Se até o jornalismo do SBT é reconhecido pela assepsia, a ponto de ninguém se recordar de uma notícia relevante ou impactante que saiu de lá, o mérito (ou demérito) é dele, Silvio Santos. Sob a ditadura, para bajular os presidentes, o SBT criou, nos anos finais da ditadura militar, a laudatória Semana do Presidente. Ele próprio se definiu, vergonhosamente, como um “office boy de luxo do governo”.

Sua emissora, a TVS (depois SBT), não incomodava os poderosos, mas tinha audiência. Por mais de 40 anos, foi a segunda mais vista no Brasil, só atrás da TV Globo, embora disputasse a condição neste século com a Record.
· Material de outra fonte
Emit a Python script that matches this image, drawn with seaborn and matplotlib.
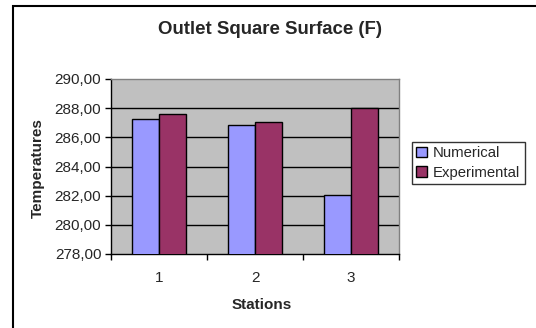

O slogan “À nossa frente, só você” foi uma sacada para minimizar preocupação com a concorrência.

Sua tentativa de concorrer à Presidência da República, em 1989, é um ponto fora da curva. A eleição ocorreria em 15 de novembro. Silvio se lançou candidato, improvisadamente, em 31 de outubro, substituindo o pastor Armando Corrêa, do Partido da Mobilização Nacional (PMB). Nas primeiras pesquisas, despontava na liderança, com chances reais de se tornar o primeiro presidente brasileiro eleito pelo voto popular em quase três décadas. A menos de uma semana do primeiro turno, porém, sua candidatura foi barrada por irregularidades.

Silvio Santos moldou o padrão – rebaixado – da televisão brasileira. Desde que se tornou locutor da Rádio Nacional de São Paulo, em 1954, não parou mais. É fato que, nos últimos anos, desacelerou, entregando a apresentação de programas para as filhas ou para pretensos sucessores, como Celso Portiolli.

O SBT, para todos os efeitos, continuou bestial, e o Programa Silvio Santos – que já foi da Record e até da Globo, antes de simbolizar o SBT – deve ser adaptado, revisto e talvez encerrado. Mas o padrão de atrações televisivas com auditório permanece.

Com Silvio, a TV virou cada vez mais um “show do milhão”, com direito a expedientes caça-níqueis explícitos, tais quais o Baú da Felicidade e o Roda a Roda Jequiti. As filhas Cíntia, Silvia, Daniela, Patrícia, Rebeca e Renata, assim como a viúva, Íris Abravanel, têm o desafio de levar a marca adiante. A música-símbolo do grupo dizia que “do mundo não se leva nada”. Poderá o SBT sobreviver sem o ícone que, por vias não necessariamente louváveis, o alçou às alturas?